Aber dann kommen die gesellschaftlich wichtigen Themen dann doch noch.
- Sofortprogramm für Krankenhäuser: Investitionsprogramm
- Altersmedizin und Gerontopsychiatrie sollen besondere Schwerpunkte werden
- Telemedizin/Digitalisierung soll wohnortnahe Versorgung sicher stellen
- Weiterentwicklung nicht-akademischer Gesundheitsberufe
- Hebammen sollen gestärkt werden
- Pflegestärkungsgesetz soll umgesetzt werden
- Das Alten- und Pflegegesetz NRW und die Durchführungsverordnung im Hinblick auf die Benachteiligung stationärer Einrichtungen soll überarbeitet werden.
- Die Assistenzausbildung in der Pflege soll gestärkt und weiterentwickelt werden.
- Der Kinder- und Jugenförderplan soll dauerhaft verbessert werden.
- Es soll ein direkt gewähltes Jugendparlament geben.
- Schul- und Jugendhilfeentwicklung sollen miteinander verknüpft werden. (Kann Auswirkungen auf die örtlichen Schul- und Jugendhilfeausschüsse haben)
- Ehrenamtliche, besonders junge Menschen, sollen gestärkt werden.
- Für Senioren sollen Zugänge zur digitalen Welt geschaffen werden.
- Familienzentren sollen mit Seniorenpolitik verknüpft werden.
- Fortführung des Bundes-Aktionsprogramms Mehrgenerationenhäuser ab 2020
- Spezielle Förderung älterer und alter Migranten
- Das Bundesteilhabegesetz soll zügig und im Zeitrahmen umgesetzt werden.

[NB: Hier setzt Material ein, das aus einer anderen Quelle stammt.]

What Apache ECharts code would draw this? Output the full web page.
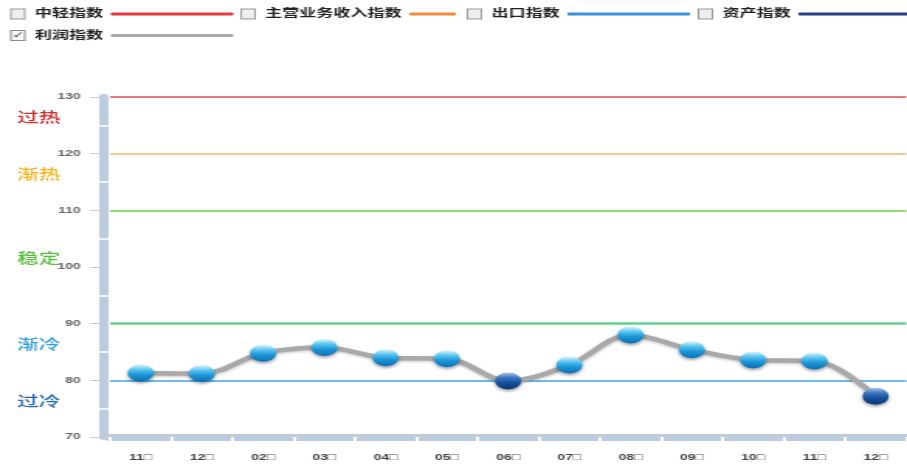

- Solide Finanzierung für Frauenhäuser
- Kultursensible Alten- und Gesundheitspflege
- Förderung des interrelligiösen Dialogs / Ethikkurse in Schulen
- Spezielle Programme für Flüchtlinge (Sprache, Bildung, Arbeitsmarkt, Ehrenamtliche)
- Ausbau der nordrhein-westfälischen Landespolitik in Brüssel zur Mitgestaltung der europäischen Angelegenheiten
Soweit die Liste der Vorhaben der Regierung 2017 bis 2022. Ich bin gespannt, was davon wie umgesetzt wird.